Over het thema uitbreiding op zich, het opnemen van nieuwe lidstaten, is de grondwet vrij kort van stof. “De Unie staat open voor alle Europese staten die haar waarden eerbiedigen en zich er toe verbinden deze gezamenlijk uit te dragen.” Die waarden mogen ons vanzelfsprekend in de oren klinken: eerbied voor menselijke waardigheid, vrijheid, democratie, gelijkheid, de rechtsstaat en eerbiediging van de mensenrechten, waaronder de rechten van personen die tot minderheden behoren. Zestig jaar geleden waren ze alles behalve vanzelfsprekend op het grongebied van de huidige EU. Tot 1989 waren ze het niet voor de mensen die onder communistische dictaturen leefden in Centraal- en Oost-Europa. Zes jaar geleden golden die waarden niet voor de Albanese Kosovaren die door Slobodan Milosevic uit Servië verdreven werden. En een jaar geleden niet voor de Serviërs wier huizen en kerken in Kosovo werden platgebrand door Albanese extremisten.

Door het nieuwe verdrag wordt de EU definitief een politieke unie. Geen los verbond van staten die de grenzen opengooien voor goederen en kapitaal, maar een unie met als belangrijkste doelstellingen het bevorderen van de vrede, het uitdragen van de Europese waarden en het welzijn van de bevolking. Zulke taal mag pedant klinken, de doelstellingen worden door concrete bepalingen onderbouwd. De EU-Minister van Buitenlandse Zaken, een functie die de EU-grondwet in het leven roept, is een veelzeggende stap vooruit naar een gecoördineerd gezamenlijk buitenlands beleid. Een beleid dat volgens de grondwet gericht moet zijn op het uitdragen van democratie en mensenrechtenbescherming. Ook wordt het EU-Grondrechtenhandvest met het inwerkingtreden van de grondwet bindend: burgers krijgen de mogelijkheid om naar de Europese rechter te stappen als ze van mening zijn dat een maatregel in tegenspraak is met dit handvest. De grondrechten betreffen niet alleen een verbod op discriminatie en recht op privacy, maar ook bijvoorbeeld het recht op bijstand en sociale zekerheid.

De grondwet is dus een enorme overwinning voor de voorstanders van een ‘verdieping’ van de Europese Unie. Eind jaren ’90 kwam het debat in Europa op gang over het einddoel van de Europese integratie. Wakker geschud door de voor velen onverwachtse val van de Berlijnse muur die leidde tot de grootste uitbreiding van de Europese Unie in haar geschiedenis, moest er een duidelijke weg gekozen worden.
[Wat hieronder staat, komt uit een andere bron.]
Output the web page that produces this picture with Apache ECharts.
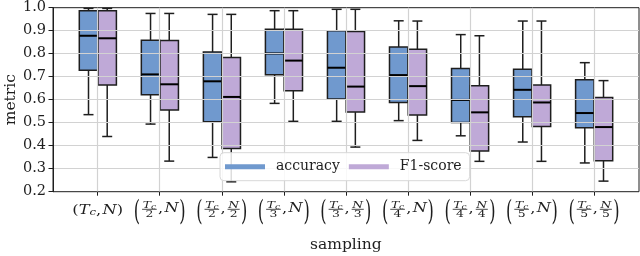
<!DOCTYPE html>
<html><head><meta charset="utf-8">
<script src="https://cdn.jsdelivr.net/npm/echarts@6/dist/echarts.min.js"></script>
<style>html,body{margin:0;padding:0;background:#fff}#c{width:640px;height:256px}</style>
</head><body><div id="c"></div>
<script>
// ---- data ----
const categories = ['(Tc, N)', '(Tc/2, N)', '(Tc/2, N/2)', '(Tc/3, N)', '(Tc/3, N/3)', '(Tc/4, N)', '(Tc/4, N/4)', '(Tc/5, N)', '(Tc/5, N/5)'];
const tDivisor = [1, 2, 2, 3, 3, 4, 4, 5, 5];
const nDivisor = [1, 1, 2, 1, 3, 1, 4, 1, 5];
// [min, q1, median, q3, max]
const accuracy = [
  [0.535, 0.728, 0.878, 0.987, 0.997],
  [0.494, 0.622, 0.710, 0.859, 0.975],
  [0.349, 0.504, 0.680, 0.807, 0.971],
  [0.584, 0.709, 0.801, 0.906, 0.987],
  [0.506, 0.603, 0.739, 0.900, 0.993],
  [0.509, 0.588, 0.707, 0.829, 0.943],
  [0.443, 0.501, 0.599, 0.736, 0.883],
  [0.416, 0.526, 0.643, 0.732, 0.942],
  [0.325, 0.478, 0.542, 0.687, 0.761]
];
const f1score = [
  [0.440, 0.664, 0.867, 0.987, 0.997],
  [0.333, 0.555, 0.667, 0.857, 0.975],
  [0.243, 0.388, 0.612, 0.783, 0.971],
  [0.506, 0.639, 0.770, 0.906, 0.987],
  [0.394, 0.546, 0.657, 0.897, 0.993],
  [0.423, 0.533, 0.659, 0.819, 0.942],
  [0.332, 0.377, 0.545, 0.661, 0.878],
  [0.332, 0.483, 0.588, 0.664, 0.942],
  [0.246, 0.335, 0.481, 0.610, 0.683]
];
const yMin = 0.2, yMax = 1.0, yStep = 0.1;

// ---- style ----
const INK = '#1e1e1e';
const GRIDC = '#d2d2d2';
const BLUE = '#7099ce';
const PURPLE = '#bfa9d7';
const SERIF = 'DejaVu Serif';
const BOX_W = 18.4, CAP_W = 10;

function boxRenderer(offset, color) {
  return function (params, api) {
    const i = api.value(0);
    const pMin = api.coord([i, api.value(1)]);
    const pQ1 = api.coord([i, api.value(2)]);
    const pMed = api.coord([i, api.value(3)]);
    const pQ3 = api.coord([i, api.value(4)]);
    const pMax = api.coord([i, api.value(5)]);
    const x = pMin[0] + offset;
    const ls = { stroke: INK, lineWidth: 1.5 };
    return {
      type: 'group',
      children: [
        { type: 'line', shape: { x1: x, y1: pQ1[1], x2: x, y2: pMin[1] }, style: ls },
        { type: 'line', shape: { x1: x, y1: pQ3[1], x2: x, y2: pMax[1] }, style: ls },
        { type: 'line', shape: { x1: x - CAP_W / 2, y1: pMin[1], x2: x + CAP_W / 2, y2: pMin[1] }, style: ls },
        { type: 'line', shape: { x1: x - CAP_W / 2, y1: pMax[1], x2: x + CAP_W / 2, y2: pMax[1] }, style: ls },
        { type: 'rect', shape: { x: x - BOX_W / 2, y: pQ3[1], width: BOX_W, height: pQ1[1] - pQ3[1] }, style: { fill: color, stroke: INK, lineWidth: 1.5 } },
        { type: 'line', shape: { x1: x - BOX_W / 2, y1: pMed[1], x2: x + BOX_W / 2, y2: pMed[1] }, style: { stroke: '#000', lineWidth: 2 } }
      ]
    };
  };
}

const chart = echarts.init(document.getElementById('c'), null, { renderer: 'canvas' });
const GTOP = 7.7, GBOTTOM = 64.3;
const option = {
  animation: false,
  backgroundColor: '#fff',
  grid: [
    { left: 53, right: 1, top: GTOP, bottom: GBOTTOM, show: true, borderColor: INK, borderWidth: 1, backgroundColor: 'transparent', outerBoundsMode: 'none' },
    { left: 97.7, right: 46, top: GTOP, bottom: GBOTTOM, outerBoundsMode: 'none' }
  ],
  xAxis: [
    { gridIndex: 0, type: 'value', min: 0, max: 1, show: false },
    {
      gridIndex: 1, type: 'category', data: categories, boundaryGap: false, z: 3,
      axisLine: { show: false },
      axisTick: { show: true, length: 4, interval: 0, lineStyle: { color: INK, width: 1 } },
      axisLabel: { show: false, interval: 0 },
      splitLine: { show: true, interval: 0, lineStyle: { color: GRIDC, width: 1.2 } },
      name: 'sampling', nameLocation: 'middle', nameGap: 45, nameMoveOverlap: false,
      nameTextStyle: { fontFamily: SERIF, fontSize: 15.5, color: INK }
    }
  ],
  yAxis: [
    {
      gridIndex: 0, type: 'value', min: yMin, max: yMax, interval: yStep, z: 3,
      axisLine: { show: true, lineStyle: { color: INK, width: 1 } },
      axisTick: { show: true, length: 4.5, lineStyle: { color: INK, width: 1 } },
      axisLabel: { fontFamily: SERIF, fontSize: 14.5, color: INK, margin: 7, formatter: v => v.toFixed(1) },
      splitLine: { show: true, showMinLine: false, showMaxLine: false, lineStyle: { color: GRIDC, width: 1.2 } },
      name: 'metric', nameLocation: 'middle', nameGap: 42, nameMoveOverlap: false,
      nameTextStyle: { fontFamily: SERIF, fontSize: 15.5, color: INK, verticalAlign: 'middle' }
    },
    { gridIndex: 1, type: 'value', min: yMin, max: yMax, show: false }
  ],
  legend: {
    data: ['accuracy', 'F1-score'], left: 220, top: 152.7, z: 10,
    icon: 'rect', itemWidth: 40, itemHeight: 5, itemGap: 9,
    padding: [7, 8, 7, 5],
    backgroundColor: 'rgba(255,255,255,0.85)', borderColor: '#d8d8d8', borderWidth: 1, borderRadius: 4,
    textStyle: { fontFamily: SERIF, fontSize: 14, color: INK, padding: [0, 0, 0, 6] }
  },
  series: [
    {
      name: 'accuracy', type: 'custom', xAxisIndex: 1, yAxisIndex: 1,
      itemStyle: { color: BLUE },
      renderItem: boxRenderer(-9.2, BLUE),
      encode: { x: 0, y: [1, 2, 3, 4, 5] },
      data: accuracy.map((d, i) => [i].concat(d))
    },
    {
      name: 'F1-score', type: 'custom', xAxisIndex: 1, yAxisIndex: 1,
      itemStyle: { color: PURPLE },
      renderItem: boxRenderer(9.5, PURPLE),
      encode: { x: 0, y: [1, 2, 3, 4, 5] },
      data: f1score.map((d, i) => [i].concat(d))
    }
  ]
};
chart.setOption(option);

// ---- math-style x tick labels as real text ----
const mctx = document.createElement('canvas').getContext('2d');
function fontStr(size, italic) { return (italic ? 'italic ' : '') + size + 'px "' + SERIF + '"'; }
function measure(t, size, italic) { mctx.font = fontStr(size, italic); return mctx.measureText(t).width; }

const MAIN = 12.5, SMALL = 9.5, SUB = 7, SUB_MAIN = 9;
const STRETCH = 1.3;

function buildLabel(i) {
  const td = tDivisor[i], nd = nDivisor[i];
  const els = [];
  let x = 0;
  function txt(t, size, italic, y, extra) {
    const w = measure(t, size, italic);
    els.push(Object.assign({ type: 'text', x: x, y: y, style: { text: t, font: fontStr(size, italic), fill: INK, align: 'left', verticalAlign: 'middle' } }, extra || {}));
    x += w;
    return w;
  }
  function frac(numMain, numSub, den) {
    const barY = 209.3;
    const wMain = measure(numMain, SMALL, true);
    const wSub = numSub ? measure(numSub, SUB, true) : 0;
    const numW = wMain + wSub;
    const denW = measure(den, SMALL, false);
    const fw = Math.max(numW, denW) + 2;
    const x0 = x;
    const nx = x0 + (fw - numW) / 2;
    els.push({ type: 'text', x: nx, y: 205.3, style: { text: numMain, font: fontStr(SMALL, true), fill: INK, align: 'left', verticalAlign: 'middle' } });
    if (numSub) els.push({ type: 'text', x: nx + wMain, y: 207.2, style: { text: numSub, font: fontStr(SUB, true), fill: INK, align: 'left', verticalAlign: 'middle' } });
    els.push({ type: 'line', shape: { x1: x0 + 0.5, y1: barY, x2: x0 + fw - 0.5, y2: barY }, style: { stroke: INK, lineWidth: 0.7 } });
    els.push({ type: 'text', x: x0 + (fw - denW) / 2, y: 214.8, style: { text: den, font: fontStr(SMALL, false), fill: INK, align: 'left', verticalAlign: 'middle' } });
    x += fw;
  }
  if (td === 1 && nd === 1) {
    const ym = 210.3;
    txt('(', MAIN, false, ym);
    txt('T', MAIN, true, ym);
    txt('c', SUB_MAIN, true, ym + 2.6);
    txt(',', MAIN, false, ym);
    x += 1;
    txt('N', MAIN, true, ym);
    txt(')', MAIN, false, ym);
  } else {
    const ym = 208.6;
    txt('(', MAIN, false, 212.5, { scaleY: 2.3 });
    x += 1;
    frac('T', 'c', String(td));
    x += 0.5;
    txt(',', MAIN, false, ym);
    x += 1;
    if (nd === 1) txt('N', MAIN, true, ym);
    else frac('N', '', String(nd));
    x += 0.5;
    txt(')', MAIN, false, 212.5, { scaleY: 2.3 });
  }
  const W = x;
  els.forEach(e => {
    if (e.type === 'line') { e.shape.x1 -= W / 2; e.shape.x2 -= W / 2; }
    else e.x -= W / 2;
  });
  const cx = chart.convertToPixel({ xAxisIndex: 1 }, i);
  return { type: 'group', x: cx, y: 0, scaleX: STRETCH, children: els, silent: true };
}

chart.setOption({ graphic: { elements: categories.map((c, i) => buildLabel(i)) } });
</script>
</body></html>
Wijdverbreid was het idee dat de ‘verbreding’ van de EU (het uitbreiden van 15 naar 27 lidstaten) zou leiden tot een vervlakking, een uitholling van diezelfde Unie. Hoe konden zo veel en zo verschillende landen het eens worden op terreinen als buitenlands beleid, sociale zaken, politie en justitie? Conservatieven en neoliberalen zagen hun kans schoon om de Unie terug te dringen tot het enige waar ze wat hen betreft toe diende: een grenzenloze markt.

Aan de andere kant van het politieke spectrum werd juist gepleit voor ‘verdieping’ van de uitgebreide Unie. De Duitse groene Minister van Buitenlandse Zaken Fischer waagde zich als eerste aan een gedetailleerde schets van de toekomstige EU. Wat hem betrof was het einddoel van de Europese Unie een “slanke, handelingsbekwame federatie” met een volwaardig parlement en een grondwet. Het wensdenken van de liberale die-hards is niet bewaarheid geworden, en Fischer lijkt zijn zin te gaan krijgen. Europa, met de nieuwe grondwet, wordt een hechte club landen die gezamenlijk zaken als milieuvervuiling, sociale uitsluiting, immigratie en buitenlands beleid gaan aanpakken. Tenminste, als de Europeanen de grondwet goedkeuren.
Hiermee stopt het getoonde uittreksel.